2005 Pontiac Bonneville
Pontiac will drop its largest sedans after 2005, which carry on with few changes. Bonneville closes out with three models. SE and SLE have a 205-hp V6. The performance-oriented GXP uses a 275-hp version of Cadillac’s 4.6-liter Northstar V8. All have 4-speed automatic transmission, antilock 4-wheel disc brakes, tire-pressure monitor, load-leveling rear suspension, and front bucket seats. SE offers an optional front bench seat for 6-passenger capacity, and now shares standard OnStar assistance with other models. Front side airbags are standard on GXP, optional for SE and SLE. Curtain side airbags are unavailable. Traction control is standard for SLE and GXP, optional for SE. Satellite radio is available for all. SEs ride on 16-inch wheels, SLEs 17s, GXPs 18s. GXPs also have uprated suspension and brakes, GM’s Stabilitrak antiskid system, dual-zone climate control, 12-way power front seats, and leather/suede upholstery. The main news for ’05 is that the SLE looks more like the GXP by virtue of revised nose and tail styling and a new lower-bodyside treatment. Buick’s LeSabre shares Bonneville’s underskin design, but has different looks and doesn’t offer a V8 model.

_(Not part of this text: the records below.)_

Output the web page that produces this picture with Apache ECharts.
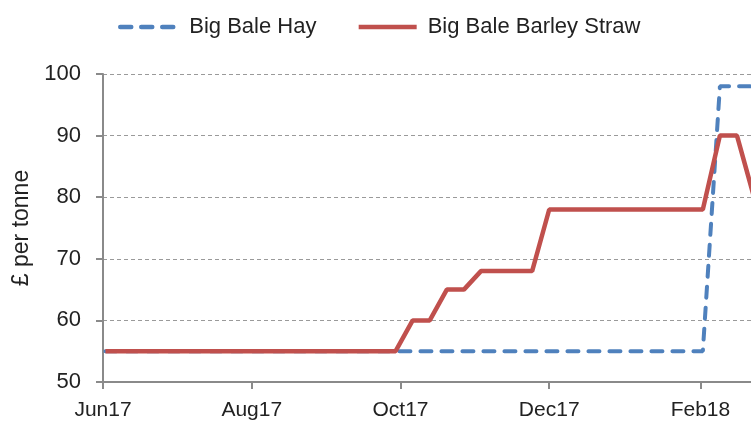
<!DOCTYPE html>
<html>
<head>
<meta charset="utf-8">
<script src="https://cdn.jsdelivr.net/npm/echarts@6/dist/echarts.min.js"></script>
<style>
  html, body { margin: 0; padding: 0; background: #ffffff; }
  #chart { width: 751px; height: 428px; }
</style>
</head>
<body>
<div id="chart"></div>
<script>
// Weekly price observations (Fridays)
const weeks = [
  '2017-06-02', '2017-06-09', '2017-06-16', '2017-06-23', '2017-06-30',
  '2017-07-07', '2017-07-14', '2017-07-21', '2017-07-28',
  '2017-08-04', '2017-08-11', '2017-08-18', '2017-08-25',
  '2017-09-01', '2017-09-08', '2017-09-15', '2017-09-22', '2017-09-29',
  '2017-10-06', '2017-10-13', '2017-10-20', '2017-10-27',
  '2017-11-03', '2017-11-10', '2017-11-17', '2017-11-24',
  '2017-12-01', '2017-12-08', '2017-12-15', '2017-12-22', '2017-12-29',
  '2018-01-05', '2018-01-12', '2018-01-19', '2018-01-26',
  '2018-02-02', '2018-02-09', '2018-02-16', '2018-02-23'
];

// £ per tonne
const hayPrices = [
  55, 55, 55, 55, 55,
  55, 55, 55, 55,
  55, 55, 55, 55,
  55, 55, 55, 55, 55,
  55, 55, 55, 55,
  55, 55, 55, 55,
  55, 55, 55, 55, 55,
  55, 55, 55, 55,
  55, 98, 98, 98
];

const strawPrices = [
  55, 55, 55, 55, 55,
  55, 55, 55, 55,
  55, 55, 55, 55,
  55, 55, 55, 55, 55,
  60, 60, 65, 65,
  68, 68, 68, 68,
  78, 78, 78, 78, 78,
  78, 78, 78, 78,
  78, 90, 90, 80
];

const seriesNames = ['Big Bale Hay', 'Big Bale Barley Straw'];
const tickDates = ['2017-06-01', '2017-08-01', '2017-10-01', '2017-12-01', '2018-02-01', '2018-04-01', '2018-06-01'];
const monthNames = ['Jan', 'Feb', 'Mar', 'Apr', 'May', 'Jun', 'Jul', 'Aug', 'Sep', 'Oct', 'Nov', 'Dec'];

const ts = d => { const p = d.split('-').map(Number); return Date.UTC(p[0], p[1] - 1, p[2]); };
const pairs = vals => weeks.map((d, i) => [ts(d), vals[i]]);
const tickValues = tickDates.map(ts);

const FONT = 'Liberation Sans';
const TEXT = '#222222';

const chart = echarts.init(document.getElementById('chart'), null, { renderer: 'canvas' });
chart.setOption({
  animation: false,
  textStyle: { fontFamily: FONT, color: TEXT },
  legend: {
    left: 113,
    top: 11,
    itemWidth: 58,
    itemHeight: 14,
    itemGap: 40,
    itemStyle: { opacity: 0 },
    lineStyle: { width: 4.5 },
    textStyle: { fontFamily: FONT, fontSize: 22, color: TEXT, padding: [0, 0, 0, 6] },
    data: seriesNames
  },
  // the plot runs on past the right edge of the page
  grid: { left: 103, top: 74, width: 890, height: 308, containLabel: false, outerBoundsMode: 'none' },
  xAxis: {
    type: 'value',
    min: ts('2017-06-01'),
    max: ts('2018-06-01'),
    axisLine: { lineStyle: { color: '#8a8a8a', width: 2 } },
    axisTick: { show: true, length: 7, inside: false, customValues: tickValues, lineStyle: { color: '#8a8a8a', width: 2 } },
    axisLabel: {
      customValues: tickValues,
      margin: 18,
      fontFamily: FONT,
      fontSize: 21,
      color: TEXT,
      formatter: v => {
        const d = new Date(v);
        return monthNames[d.getUTCMonth()] + String(d.getUTCFullYear()).slice(2);
      }
    },
    splitLine: { show: false }
  },
  yAxis: {
    type: 'value',
    min: 50,
    max: 100,
    interval: 10,
    name: '£ per tonne',
    nameLocation: 'middle',
    nameRotate: 90,
    nameGap: 70,
    nameTextStyle: { fontFamily: FONT, fontSize: 23, color: TEXT },
    axisLine: { show: true, lineStyle: { color: '#8a8a8a', width: 2 } },
    axisTick: { show: true, length: 7, lineStyle: { color: '#8a8a8a', width: 2 } },
    axisLabel: { margin: 22, fontFamily: FONT, fontSize: 22, color: TEXT },
    splitLine: { show: true, lineStyle: { color: '#9a9a9a', width: 1, type: [4, 3] } }
  },
  series: [
    {
      name: seriesNames[0],
      type: 'line',
      symbol: 'none',
      data: pairs(hayPrices),
      color: '#4F81BD',
      lineStyle: { color: '#4F81BD', width: 4, type: [11, 10], cap: 'round' },
      z: 2
    },
    {
      name: seriesNames[1],
      type: 'line',
      symbol: 'none',
      data: pairs(strawPrices),
      color: '#C0504D',
      lineStyle: { color: '#C0504D', width: 4.5 },
      z: 3
    }
  ]
});
</script>
</body>
</html>
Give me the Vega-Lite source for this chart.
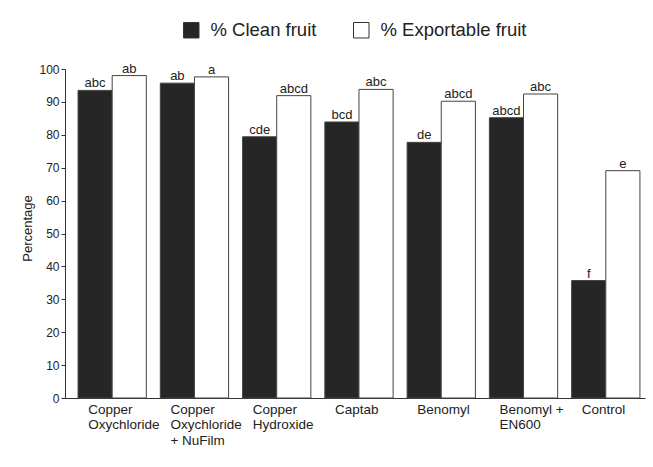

V6 Bonnevilles have good pep for most needs. No opportunity yet to time a V8 GXP, but it feels considerably stronger than the V6. Pontiac says it does 0-60 mph in 6.8 sec. Smooth, responsive automatic transmission aids performance in all models.
Test SE averaged 20.6 mpg–good for a large sedan. GXP averaged 16.9 mpg in an even mix of city/highway driving. Pontiac recommends regular-grade fuel for the SE and SLE, premium for GXP.

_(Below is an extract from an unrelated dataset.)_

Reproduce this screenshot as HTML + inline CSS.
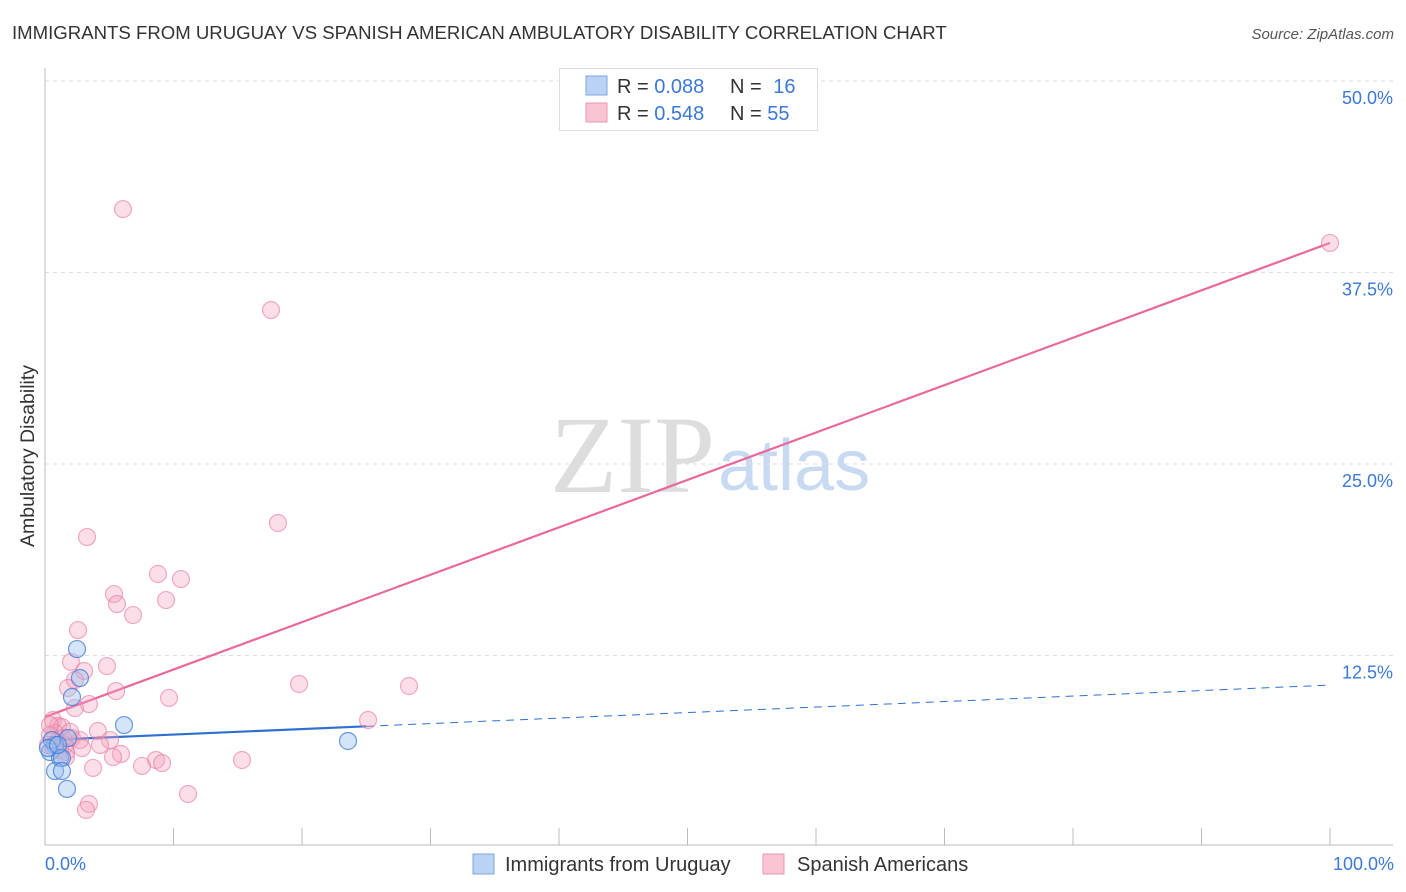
<!DOCTYPE html>
<html><head><meta charset="utf-8"><style>
body{margin:0;background:#fff;font-family:"Liberation Sans",sans-serif;}
svg{display:block}
</style></head><body>
<svg id="chart" width="1406" height="892">
<text x="12" y="39" font-size="18.6" fill="#333">IMMIGRANTS FROM URUGUAY VS SPANISH AMERICAN AMBULATORY DISABILITY CORRELATION CHART</text>
<text x="1394" y="39" font-size="15" fill="#555" font-style="italic" text-anchor="end">Source: ZipAtlas.com</text>
<text x="715" y="492" font-size="110" fill="#ddd" font-family="Liberation Serif" text-anchor="end">ZIP</text>
<text x="718" y="490" font-size="72" fill="#c8daf2">atlas</text>
<g id="grid"></g>
<g id="axes"></g>
<g id="trends"></g>
<g id="points"></g>
<text transform="translate(34,456) rotate(-90)" font-size="19.5" fill="#333" text-anchor="middle">Ambulatory Disability</text>
<text x="45" y="870" font-size="18" fill="#3b78d8">0.0%</text>
<text x="1394" y="870" font-size="18" fill="#3b78d8" text-anchor="end">100.0%</text>
<g>
<rect x="559.5" y="68.5" width="258" height="62" fill="#fff" stroke="#ddd"/>
<rect x="586" y="76" width="21" height="19" fill="#b9d2f5" stroke="#7fa6e0"/>
<rect x="586" y="103" width="21" height="19" fill="#f9c5d5" stroke="#ee94b2"/>
<text x="617" y="93" font-size="20" fill="#333">R = <tspan fill="#3b78d8">0.088</tspan></text>
<text x="730" y="93" font-size="20" fill="#333">N = <tspan fill="#3b78d8" dx="6">16</tspan></text>
<text x="617" y="120" font-size="20" fill="#333">R = <tspan fill="#3b78d8">0.548</tspan></text>
<text x="730" y="120" font-size="20" fill="#333">N = <tspan fill="#3b78d8">55</tspan></text>
</g>
<g>
<rect x="473" y="854" width="21" height="20" fill="#b9d2f5" stroke="#7fa6e0"/>
<text x="505" y="871" font-size="20" fill="#333">Immigrants from Uruguay</text>
<rect x="763" y="854" width="21" height="20" fill="#f9c5d5" stroke="#ee94b2"/>
<text x="797" y="871" font-size="20" fill="#333">Spanish Americans</text>
</g>
</svg>
<script>
const yTicks=[12.5,25,37.5,50];
const yTickLabels=["12.5%","25.0%","37.5%","50.0%"];
const uruguayX=[2.49,2.72,2.10,6.15,23.58,1.79,0.78,0.39,1.17,1.32,0.78,1.32,1.71,0.54,0.23,1.01];
const uruguayY=[12.92,11.03,9.79,7.96,6.92,7.11,6.66,6.20,5.81,5.81,4.96,4.96,3.79,6.98,6.46,6.66];
const spanishX=[6.07,17.59,18.13,3.27,8.79,10.58,5.37,5.60,9.42,6.85,2.57,2.02,4.82,3.04,2.33,1.79,5.53,19.77,28.33,9.65,3.42,2.33,0.62,1.01,1.32,25.14,0.78,4.12,5.06,4.28,2.10,2.72,1.56,1.17,0.39,1.63,2.88,5.91,5.29,8.64,9.11,7.55,15.33,3.74,1.63,11.13,3.42,3.19,0.39,0.93,0.23,1.40,1.95,100,0.70];
const spanishY=[41.64,35.05,21.15,20.23,17.82,17.49,16.51,15.86,16.12,15.14,14.16,12.08,11.81,11.49,10.90,10.38,10.18,10.64,10.51,9.73,9.33,9.07,8.29,7.90,7.83,8.29,7.44,7.57,6.98,6.66,7.11,6.98,6.66,6.33,7.31,6.20,6.46,6.07,5.87,5.68,5.48,5.29,5.68,5.16,5.87,3.46,2.81,2.42,7.96,6.85,6.66,7.11,7.51,39.43,6.46];
const uruguayTrend=[6.98,0.0359]; // intercept, slope
const spanishTrend=[8.49,0.3094];
const uruguayTrendSolidEnd=25;

const sx=v=>45+v*12.85, sy=v=>847-v*15.32;
const NS="http://www.w3.org/2000/svg";
function mk(tag,attrs,parent){const e=document.createElementNS(NS,tag);for(const k in attrs)e.setAttribute(k,attrs[k]);parent.appendChild(e);return e;}
const grid=document.getElementById('grid'),axes=document.getElementById('axes'),tr=document.getElementById('trends'),pts=document.getElementById('points');
yTicks.forEach((t,i)=>{
 const l=mk('line',{x1:45,x2:1393,y1:sy(t),y2:sy(t),stroke:'#ddd','stroke-dasharray':'4,4'},grid);
 
 
 const tx=mk('text',{x:1393,y:sy(t)+23,'font-size':18,fill:'#3b78d8','text-anchor':'end'},grid);
 tx.textContent=yTickLabels[i];
 
 
});
const ya=mk('line',{x1:45,x2:45,y1:68,y2:845,stroke:'#bbb'},axes);


const xa=mk('line',{x1:45,x2:1393,y1:845,y2:845,stroke:'#bbb'},axes);


for(let i=1;i<=10;i++){const t=mk('line',{x1:sx(i*10),x2:sx(i*10),y1:828,y2:845,stroke:'#bbb'},axes);
 
 }
function dot(x,y,fill,stroke,name){const c=mk('circle',{cx:sx(x),cy:sy(y),r:8.5,fill:fill,stroke:stroke,'stroke-width':1.2},pts);
 
 }
spanishX.forEach((x,i)=>dot(x,spanishY[i],'rgba(244,160,188,0.35)','rgba(232,120,160,0.6)','point-spanish'));
uruguayX.forEach((x,i)=>dot(x,uruguayY[i],'rgba(150,190,240,0.4)','rgba(60,120,215,0.75)','point-uruguay'));
const f=(p,x)=>p[0]+p[1]*x;
const pl=mk('line',{x1:sx(0),y1:sy(f(spanishTrend,0)),x2:sx(100),y2:sy(f(spanishTrend,100)),stroke:'#e8699a','stroke-width':2.2},tr);


const bl=mk('line',{x1:sx(0),y1:sy(f(uruguayTrend,0)),x2:sx(uruguayTrendSolidEnd),y2:sy(f(uruguayTrend,uruguayTrendSolidEnd)),stroke:'#2f6fd0','stroke-width':2.2},tr);


const bd=mk('line',{x1:sx(uruguayTrendSolidEnd),y1:sy(f(uruguayTrend,uruguayTrendSolidEnd)),x2:sx(100),y2:sy(f(uruguayTrend,100)),stroke:'#2f6fd0','stroke-width':1,'stroke-dasharray':'8,6'},tr);


</script>
</body></html>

SE more softly sprung than SLE, and thus floats more over high-speed bumps and dips, but both models comfortable enough. Firmer GXP has less float and more tied-down feel, but its lower-profile performance tires thump over sharp bumps.
Generally balanced and composed in any model. SLE feels sharper than SE. GXP is athletic for a big sedan, but steering lacks precision. Stopping power strong enough, but pedal effort fairly high, modulation poor.
Smooth engines, but prominent highway wind rush and suspension/tire noise over coarse or rough surfaces.
Large gauges, but some testers don’t like the red-colored instrument lighting. Audio and climate controls easy to reach and decipher, but dashboard’s many buttons can intimidate the uninitiated. Interior a mix of boldly shaped hard plastic surfaces and padded panels that nonetheless lack quality look and feel.
SE’s available bench seat squeezes a middle adult. Plenty of room with buckets, but some testers find deficiencies in contour and comfort with both types. Testers also divided on safety-belt design. Belts are integrated into seatbacks; some find this convenient, others complain of poor fit over the shoulder.
Short on head room for taller passengers; an adult will be cramped in the middle. Seat cushion too soft and poorly shaped.
Cabin offers useful storage, but front cupholders don’t hold large containers. Rear seat has fold-down armrest, trunk pass-through. Trunk is large, but lid’s hinges dip into load area.
Bonneville’s SE model is a good big-car value. The SLE adds useful amenities for a bit more money. But ordering a few popular options pushes both into the price realm of cars with luxury-brand pedigrees, better interiors, and more refinement. The GXP appeals for its V8 power, but suffers the same shortfalls as other Bonnevilles, so it doesn’t compare well against newer sporty sedans of similar price.
“A big engine does not a sport sedan make–though it helps. GXP impresses in most dynamic areas, but otherwise seems too much of a gussied-up Bonneville (which, of course, it is) to compete at the $38,500 level of its sticker price.”
“Hard to imagine paying this much for a car that can be had for so much less with the adequate V6, but I guess the formula works for BMW. Competent family sedan, but there are better choices.”
Pontiac announced the decision to drop Bonneville in early February 2005, citing sluggish sales. No replacement is planned, but Pontiac probably hopes to keep some Bonneville buyers in the fold by adding a V8 GXP version of its midsize Grand Prix, expected for 2006.